Looking Good at the Fort


Hello everyone! My name is Kaylee Hagemann, I am a Junior at Western Michigan University. I participated in the 2017 field season of the Fort St. Joseph Archaeological Project last summer. I am currently taking an independent study with Dr. Michael Nassaney, the Project’s Principal Investigator. The independent study involves a careful examination of all the artifacts recovered during the 2017 field season and producing a detailed inventory. We clean, count, and weigh every artifact, and record all the information so we know exactly what was found.






While going through a bag with artifacts from the unit I had excavated, N24 W6, with my pit partner Bryan, Dr. Nassaney and I came across an artifact I had recovered in August, a few days after the annual Open House. The artifact is a complete 18th-century cufflink, or sleeve button. The metal is pewter and contains a glass inset in the middle with brown swirls like a marble. A week later, we found another cufflink that matched the previous cufflink but it is incomplete. Other cufflinks have also been discovered on the Fort St. Joseph site.

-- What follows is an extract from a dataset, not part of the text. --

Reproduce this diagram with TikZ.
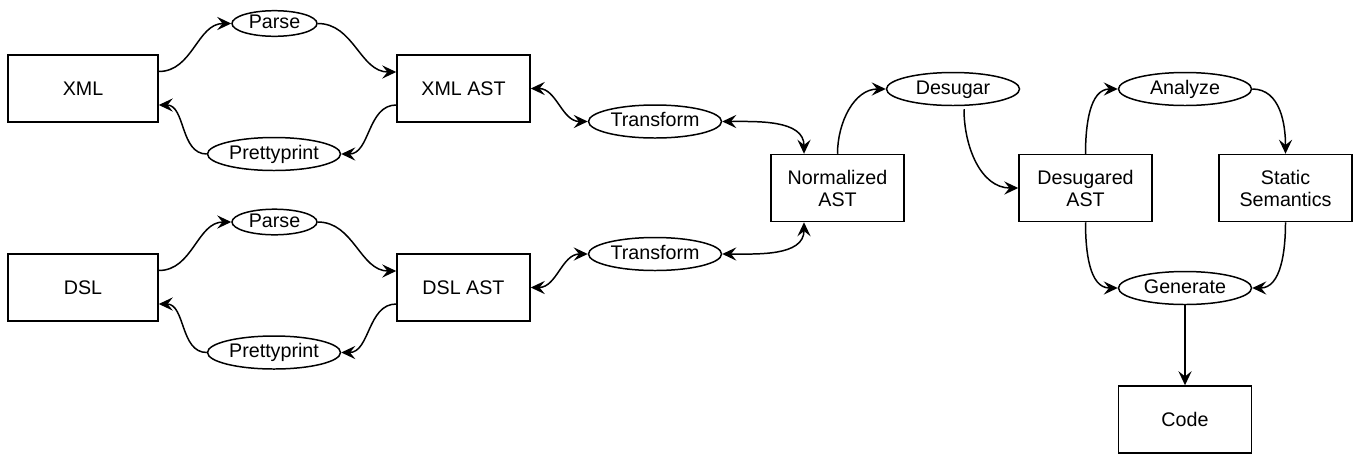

The French have always taken great pride in their clothing and personal adornment, so even cufflinks have a history and have changed throughout the past 800 years. In the 13th century, string pins and belts were used instead of buttons to fasten clothing. Later, buttons were used as fasteners when fitted garments became popular. During the Renaissance of the 17th century, decorative lacy cuffs were used. Noblemen used ribbons to tie their cuffs; the elegance of them were a symbol of status in society.  By the late 17th century, ribbons were replaced with jeweled buttons called “sleeve buttons” (also known as cuff links). By the 18th century, buttons became more ornate. A favorite style was to create a miniature painting on the underside or glass (design similar to the specimen found at Fort St. Joseph). These were produced for the elite classes, as their raw materials were expensive and drove production costs up. Starting in the mid-1830s and spanning through the early 1900s, the middle class adopted the use of cufflinks as well. Although they could not afford gems, replicas were made. Rhinestones and pastels were used as fake diamonds, copper and zinc alloy were substituted for gold, and cut steel was used for silver. Cufflinks were in decline once shirts started to come buttons already fashioned in them in the 1970s. Only those who wanted to keep the tradition alive would wear cufflinks.
 
When French cuff shirts became popular in the 1990s, cufflinks became a mainstream fashion accessory for all ages. With the new fashion trend, the youth were introduced to the adornments of old. Paul Smith and Gucci started to produce cufflinks that were fashionable by today’s standards, bringing something that once seen as high-end to the mainstream. Once viewed as a formal jeweled accessory, cufflinks became accessories for both men and women to express style individuality.





Adornment and clothing has always been an important aspect of communication in civilizations. Since clothing decays, the only adornment left to study are objects made from stones, metals, glass, etc. that have stood the test of time. Archaeologists study adornment because it is a way to infer gender, status, politics, prestige, occupation, and religion through material in the absence of written documents. In this case, we know that the cufflinks were worn by middle and upper-class persons. Studying adornment can not only assist in the study for a specific archaeological site, but can also be useful to show the evolution of fashion and, depending on the times, the messages they communicate to the public. After all, adornment style is repetitive and trends have a way of coming back around.